Director General of the International Atomic Energy Agency
- Acting
- In office 25 July 2019 – 2 December 2019
- Preceded by: Yukiya Amano
- Succeeded by: Rafael Grossi

Personal details
- Born: 21 August 1975 (age 50) Balș, Olt County, Socialist Republic of Romania

= Cornel Feruță =

Romanian diplomat (born 1975)

Cornel Feruță (born 21 August 1975) is a Romanian diplomat. He was the acting Director General of the International Atomic Energy Agency in 2019. In 2022, he became the Permanent Representative of Romania to the United Nations.

==Career==
He became a member of the Diplomatic Corps of Romania in 1998 and has the diplomatic rank of Ambassador. Between 2007 and 2012 he was Ambassador Extraordinary and Plenipotentiary, Permanent Representative of Romania to International Organizations in Vienna and from September 2013 he held the position of Assistant Director General, Chief Coordinator of the International Atomic Energy Agency (IAEA).

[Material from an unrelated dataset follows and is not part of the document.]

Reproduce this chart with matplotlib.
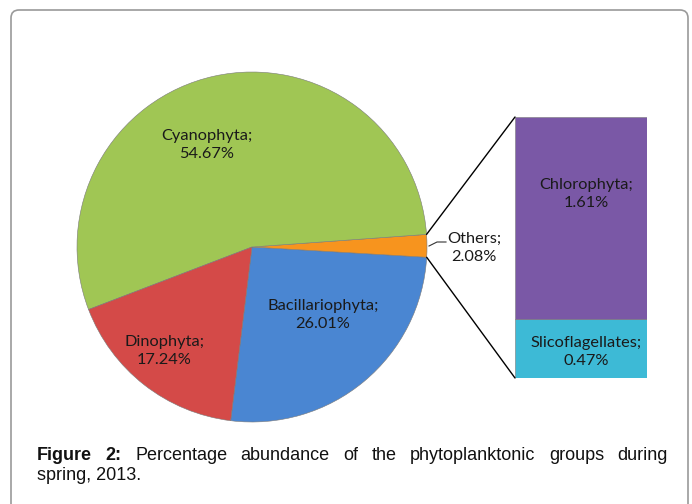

From 25 July 2019 to December 2019, he was acting Director General of IAEA in Vienna. From 2020 to 2022 he served as State Secretary for Global Affairs and Diplomatic Strategies with the Ministry of Foreign Affairs of Romania.

On 16 September 2022, he became the Permanent Representative of Romania to the United Nations.

==Personal life==
Born in Balș, Olt County, he holds a Bachelor of Arts in political science from the National University of Political Studies and Public Administration in Bucharest and a Master of Arts in international relations from the University of Bucharest.

Feruță is married and has three children.